### [Aim of the exercise]
Read the listing below and copy out every line that holds "this".
%%
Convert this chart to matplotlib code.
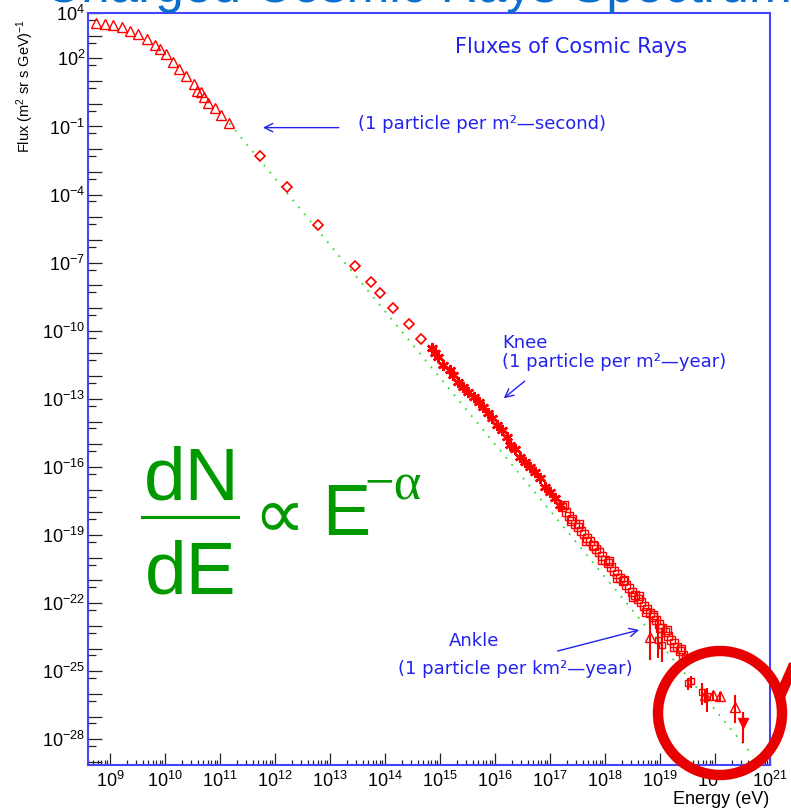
import numpy as np
import matplotlib
matplotlib.use('Agg')
import matplotlib.pyplot as plt
from matplotlib.patches import Ellipse
from matplotlib.lines import Line2D
from matplotlib.ticker import FixedLocator, FuncFormatter, NullFormatter

plt.rcParams['font.family'] = ['Liberation Sans', 'DejaVu Sans']
plt.rcParams['mathtext.fontset'] = 'custom'
plt.rcParams['mathtext.rm'] = 'Liberation Sans'
plt.rcParams['mathtext.it'] = 'Liberation Sans:italic'
plt.rcParams['mathtext.bf'] = 'Liberation Sans:bold'

W, H = 791, 809

# === data (log10 of energy in eV, log10 of flux in (m2 sr s GeV)^-1) ===
# low energy, open triangles
tri_logE = [8.75, 8.91, 9.06, 9.21, 9.36, 9.51, 9.67, 9.82, 9.91, 10.02, 10.14,
            10.26, 10.38, 10.53, 10.59, 10.65, 10.71, 10.79, 10.90, 11.02, 11.17]
tri_logF = [3.57, 3.52, 3.47, 3.37, 3.21, 3.06, 2.84, 2.59, 2.40, 2.18, 1.85,
            1.52, 1.22, 0.87, 0.58, 0.51, 0.29, 0.05, -0.17, -0.51, -0.86]
# open diamonds
dia_logE = [11.73, 12.22, 12.79, 13.45, 13.75, 13.90, 14.14, 14.43, 14.65]
dia_logF = [-2.30, -3.65, -5.34, -7.15, -7.86, -8.32, -8.98, -9.70, -10.36]
# asterisks around the knee
star_logE = [14.85, 14.91, 14.97, 15.06, 15.18, 15.24, 15.33, 15.42, 15.51, 15.61,
             15.70, 15.79, 15.88, 15.94, 16.03, 16.12, 16.21, 16.27, 16.36, 16.45,
             16.55, 16.64, 16.73, 16.82, 16.91, 17.00, 17.09, 17.18]
star_logF = [-10.77, -10.99, -11.14, -11.51, -11.73, -11.95, -12.24, -12.46, -12.68, -12.90,
             -13.12, -13.37, -13.61, -13.85, -14.15, -14.37, -14.67, -15.03, -15.22, -15.55,
             -15.79, -15.99, -16.21, -16.50, -16.87, -17.09, -17.38, -17.67]
# open squares, dense band up to the ankle
sq_logE = [17.22, 17.29, 17.35, 17.40, 17.46, 17.51, 17.56, 17.62, 17.67, 17.73,
           17.78, 17.84, 17.89, 17.95, 18.00, 18.06, 18.11, 18.16, 18.22, 18.27,
           18.33, 18.38, 18.44, 18.49, 18.55, 18.60, 18.66, 18.71, 18.76, 18.82,
           18.87, 18.93, 18.98, 19.04, 19.09, 19.15, 19.20, 19.26, 19.31, 19.36,
           19.42, 19.47]
sq_logF = [-17.76, -17.98, -18.16, -18.29, -18.51, -18.64, -18.82, -18.95, -19.13, -19.26,
           -19.44, -19.61, -19.74, -19.92, -20.10, -20.23, -20.41, -20.58, -20.71, -20.89,
           -21.02, -21.20, -21.33, -21.51, -21.64, -21.81, -21.95, -22.12, -22.26, -22.43,
           -22.61, -22.74, -22.92, -23.09, -23.27, -23.45, -23.62, -23.75, -23.93, -24.11,
           -24.29, -24.41]
sq2_logE = [17.25, 17.38, 17.52, 17.66, 17.80, 17.95, 18.08, 18.22, 18.35, 18.50,
            18.62, 18.75, 18.88, 19.00, 19.12, 19.25, 19.38]
sq2_logF = [-17.68, -18.40, -18.50, -19.28, -19.50, -20.12, -20.15, -20.88, -21.00, -21.72,
            -21.70, -22.38, -22.52, -23.10, -23.18, -23.95, -24.00]
# ankle region, open triangles with errors
atri_logE = [18.82, 19.82, 19.96, 20.09, 20.36]
atri_logF = [-23.49, -26.04, -26.04, -26.09, -26.57]
atri_lo = [-24.50, -26.40, -26.30, -26.35, -27.28]
atri_hi = [-22.65, -25.80, -25.85, -25.90, -26.04]
# ankle region, small points with errors
abar_logE = [18.96, 19.04, 19.51, 19.56, 19.76, 19.85]
abar_logF = [-23.62, -23.84, -25.50, -25.45, -25.90, -26.10]
abar_lo = [-24.41, -24.59, -25.82, -25.75, -26.48, -26.79]
abar_hi = [-22.61, -23.09, -25.30, -25.20, -25.52, -25.74]
# highest point, filled down triangle
top_logE = [20.51]
top_logF = [-27.28]
top_lo = [-28.16]
top_hi = [-26.79]
# E^-alpha guide line
fit_logE = [11.17, 20.70]
fit_logF = [-0.86, -28.75]

ylabels = [4, 2, -1, -4, -7, -10, -13, -16, -19, -22, -25, -28]


def P(a):
    return 10.0 ** np.asarray(a, dtype=float)


def fx(x):
    return x / W


def fy(y):
    return 1 - y / H


red = '#ff0000'
blue = '#2222ee'
green = '#009900'

fig = plt.figure(figsize=(W / 100, H / 100), dpi=100)
ax = fig.add_axes([fx(88), fy(765), 682 / W, 752 / H])
ax.set_xscale('log')
ax.set_yscale('log')

ax.plot(P(fit_logE), P(fit_logF), color='#33dd33', lw=1.3, ls=(0, (1, 4)), zorder=1)
ax.plot(P(tri_logE), P(tri_logF), '^', mfc='none', mec=red, ms=7, mew=1)
ax.plot(P(dia_logE), P(dia_logF), 'D', mfc='none', mec=red, ms=5.5, mew=1.2)
ax.plot(P(star_logE), P(star_logF), marker=(6, 2, 0), ls='none', color=red, ms=8, mew=1.8)
ax.plot(P(sq_logE), P(sq_logF), 's', mfc='none', mec=red, ms=6, mew=1)
ax.plot(P(sq2_logE), P(sq2_logF), 's', mfc='none', mec=red, ms=6, mew=1)

for lx, ly, lo, hi, fmt, fill in [(atri_logE, atri_logF, atri_lo, atri_hi, '^', 'none'),
                                  (abar_logE, abar_logF, abar_lo, abar_hi, 's', 'none'),
                                  (top_logE, top_logF, top_lo, top_hi, 'v', red)]:
    y = P(ly)
    ax.errorbar(P(lx), y, yerr=[y - P(lo), P(hi) - y], fmt=fmt, mfc=fill, mec=red,
                ecolor=red, elinewidth=1.5, capsize=0, ms=7 if fmt != 's' else 4, mew=1)

ax.set_xlim(10 ** 8.6, 1e21)
ax.set_ylim(10 ** -29.13, 1e4)

# ticks
ax.xaxis.set_major_locator(FixedLocator([10.0 ** k for k in range(9, 22)]))
ax.xaxis.set_minor_locator(FixedLocator([m * 10.0 ** k for k in range(8, 21) for m in range(2, 10)]))
ax.yaxis.set_major_locator(FixedLocator([10.0 ** k for k in range(-29, 5)]))
ax.yaxis.set_minor_locator(FixedLocator([5 * 10.0 ** k for k in range(-30, 4)]))
ax.xaxis.set_major_formatter(FuncFormatter(lambda v, p: '$10^{%d}$' % round(np.log10(v))))
ax.yaxis.set_major_formatter(FuncFormatter(
    lambda v, p: '$10^{%d}$' % round(np.log10(v)) if round(np.log10(v)) in ylabels else ''))
ax.xaxis.set_minor_formatter(NullFormatter())
ax.yaxis.set_minor_formatter(NullFormatter())
ax.tick_params(which='both', direction='in', color='#222222', width=0.9, labelsize=13)
ax.tick_params(axis='x', which='major', length=8.5, pad=4)
ax.tick_params(axis='x', which='minor', length=3.6)
ax.tick_params(axis='y', which='major', length=10, pad=2)
ax.tick_params(axis='y', which='minor', length=5.5)
for s in ax.spines.values():
    s.set_color('#4444ff')
    s.set_linewidth(1.5)

# annotations
tkw = dict(color=blue, family='DejaVu Sans', fontsize=13)
ax.text(10 ** 17.38, 10 ** 2.5, 'Fluxes of Cosmic Rays', ha='center', va='center',
        color=blue, family='DejaVu Sans', fontsize=15)
ax.text(10 ** 13.51, 10 ** -0.89, '(1 particle per m\u00b2\u2014second)', ha='left', va='center', **tkw)
ax.text(10 ** 16.13, 10 ** -10.54, 'Knee', ha='left', va='center', **tkw)
ax.text(10 ** 16.13, 10 ** -11.37, '(1 particle per m\u00b2\u2014year)', ha='left', va='center', **tkw)
ax.text(10 ** 15.16, 10 ** -23.67, 'Ankle', ha='left', va='center', **tkw)
ax.text(10 ** 14.24, 10 ** -24.90, '(1 particle per km\u00b2\u2014year)', ha='left', va='center', **tkw)
akw = dict(arrowstyle='->,head_length=0.6,head_width=0.3', color=blue, lw=1)
ax.annotate('', xy=(10 ** 11.73, 10 ** -1.05), xytext=(10 ** 13.21, 10 ** -1.05), arrowprops=akw)
ax.annotate('', xy=(10 ** 16.12, 10 ** -13.05), xytext=(10 ** 16.58, 10 ** -12.14), arrowprops=akw)
ax.annotate('', xy=(10 ** 18.67, 10 ** -23.15), xytext=(10 ** 17.09, 10 ** -24.14), arrowprops=akw)

# axis titles
fig.text(fx(25), fy(19), 'Flux (m$^2$ sr s GeV)$^{-1}$', rotation=90, ha='center', va='top', fontsize=10.5)
fig.text(fx(769), fy(800), 'Energy (eV)', ha='right', va='center', fontsize=13)

# slide title, mostly cut off at the top
fig.text(fx(44), fy(2), 'Charged Cosmic Rays Spectrum', fontsize=37, color='#0a6fcf',
         ha='left', va='baseline')

# power law formula
fig.text(fx(192), fy(500), 'dN', fontsize=54, color=green, ha='center', va='baseline')
fig.text(fx(191), fy(594), 'dE', fontsize=54, color=green, ha='center', va='baseline')
fig.add_artist(Line2D([fx(142), fx(238)], [fy(517), fy(517)], color=green, lw=2.2))
fig.text(fx(279), fy(519), '\u221d', fontsize=52, color=green, ha='center', va='center',
         family=['DejaVu Sans'])
fig.text(fx(322), fy(535), 'E', fontsize=52, color=green, ha='left', va='baseline')
fig.text(fx(364), fy(500), '\u2212\u03b1', fontsize=38, color=green, ha='left', va='baseline',
         family=['Liberation Serif', 'DejaVu Serif'])

# red highlight ring
fig.add_artist(Ellipse((fx(720), fy(713)), 124 / W, 124 / H, fill=False, ec='#e80000', lw=7.5))
fig.add_artist(Line2D([fx(781), fx(796)], [fy(694), fy(660)], color='#e80000', lw=7.5))

fig.savefig('out.png', dpi=100)
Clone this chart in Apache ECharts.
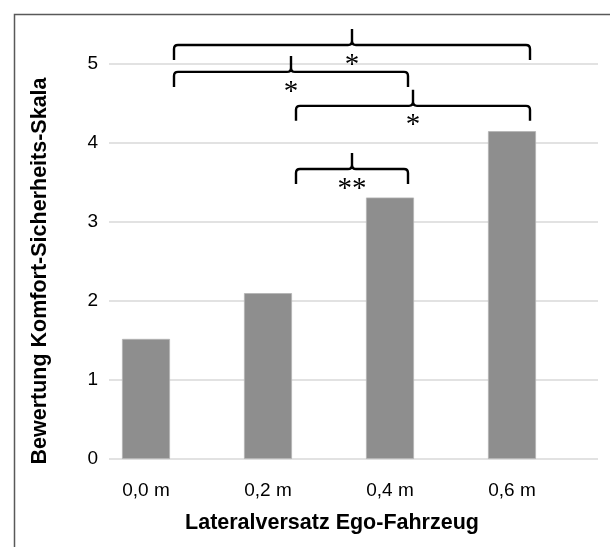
<!DOCTYPE html>
<html>
<head>
<meta charset="utf-8">
<style>
  html, body { margin: 0; padding: 0; background: #ffffff; }
  #chart { width: 610px; height: 547px; }
</style>
<script src="https://cdn.jsdelivr.net/npm/echarts@6/dist/echarts.min.js"></script>
</head>
<body>
<div id="chart"></div>
<script>
// Ratings per lateral offset
const categories = ['0,0 m', '0,2 m', '0,4 m', '0,6 m'];
const ratings = [1.52, 2.10, 3.31, 4.15];
const yTicks = [0, 1, 2, 3, 4, 5];

// Significance brackets: compared categories, bracket height (scale units), marker
const bracketPairs = [[0, 3], [0, 2], [1, 3], [1, 2]];
const bracketLevels = [5.24, 4.90, 4.47, 3.67];
const bracketMarks = ['*', '*', '*', '**'];

const axisFont = 'Liberation Sans, Arial, sans-serif';
const plotTop = 64, plotBottom = 88;

const chart = echarts.init(document.getElementById('chart'), null, { renderer: 'canvas' });

// Curly bracket: hooks at both ends, small peak at the middle
function bracketPath(x1, x2, y) {
  const h = 15, r = 4, t = 16;
  const xm = (x1 + x2) / 2;
  return [
    'M', x1, y + h, 'L', x1, y + r, 'Q', x1, y, x1 + r, y,
    'L', xm - r, y, 'Q', xm, y, xm, y - r, 'L', xm, y - t,
    'M', xm, y - r, 'Q', xm, y, xm + r, y,
    'L', x2 - r, y, 'Q', x2, y, x2, y + r, 'L', x2, y + h
  ].join(' ');
}

const bracketData = bracketPairs.map((p, i) => [p[0], p[1], bracketLevels[i], bracketMarks[i]]);

chart.setOption({
  backgroundColor: '#ffffff',
  animation: false,
  grid: [
    // value grid (gridlines + y labels)
    { left: 109, right: 12, top: plotTop, bottom: plotBottom },
    // bar grid
    { left: 85, width: 488, top: plotTop, bottom: plotBottom }
  ],
  xAxis: [
    { gridIndex: 0, type: 'value', show: false, min: 0, max: 1 },
    {
      gridIndex: 1, type: 'category', data: categories,
      axisLine: { show: false }, axisTick: { show: false },
      axisLabel: { color: '#000000', fontSize: 19, fontFamily: axisFont, margin: 22 }
    }
  ],
  yAxis: [
    {
      gridIndex: 0, type: 'value', min: yTicks[0], max: yTicks[yTicks.length - 1], interval: 1,
      axisLine: { show: false }, axisTick: { show: false },
      axisLabel: { color: '#000000', fontSize: 19, fontFamily: axisFont, margin: 11 },
      splitLine: { lineStyle: { color: '#d9d9d9', width: 1.5 } }
    },
    {
      gridIndex: 1, type: 'value', min: yTicks[0], max: yTicks[yTicks.length - 1],
      show: false, splitLine: { show: false }
    }
  ],
  series: [
    {
      type: 'bar', xAxisIndex: 1, yAxisIndex: 1,
      data: ratings, barWidth: 48,
      itemStyle: { color: '#8e8e8e', borderColor: '#b4b4b4', borderWidth: 0.8 }
    },
    {
      type: 'custom', xAxisIndex: 1, yAxisIndex: 1, clip: false,
      data: bracketData,
      renderItem: function (params, api) {
        const a = api.coord([api.value(0), api.value(2)]);
        const b = api.coord([api.value(1), api.value(2)]);
        const x1 = a[0] + 28, x2 = b[0] + 18, y = a[1];
        const mark = bracketData[params.dataIndex][3];
        return {
          type: 'group',
          children: [
            {
              type: 'path',
              shape: { pathData: bracketPath(x1, x2, y) },
              style: { fill: null, stroke: '#000000', lineWidth: 2.4 }
            },
            {
              type: 'text',
              style: {
                text: mark, x: (x1 + x2) / 2, y: y + 20,
                align: 'center', verticalAlign: 'middle',
                fill: '#000000', fontSize: 29,
                fontFamily: 'Liberation Serif, Times New Roman, serif'
              }
            }
          ]
        };
      }
    }
  ],
  graphic: [
    {
      type: 'rect', left: 12, top: 12, silent: true,
      shape: { width: 700, height: 700 },
      style: { fill: null, stroke: '#595959', lineWidth: 1.5 }
    },
    {
      type: 'text', x: 40, y: 271, rotation: Math.PI / 2,
      style: {
        text: 'Bewertung Komfort-Sicherheits-Skala',
        align: 'center', verticalAlign: 'middle',
        fontSize: 21.5, fontWeight: 'bold', fontFamily: axisFont, fill: '#000000'
      }
    },
    {
      type: 'text', x: 332, y: 523,
      style: {
        text: 'Lateralversatz Ego-Fahrzeug',
        align: 'center', verticalAlign: 'middle',
        fontSize: 21.5, fontWeight: 'bold', fontFamily: axisFont, fill: '#000000'
      }
    }
  ]
});
</script>
</body>
</html>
%%
### [Solution to the problem]
Convert this chart to matplotlib code.
Clone this chart in Apache ECharts.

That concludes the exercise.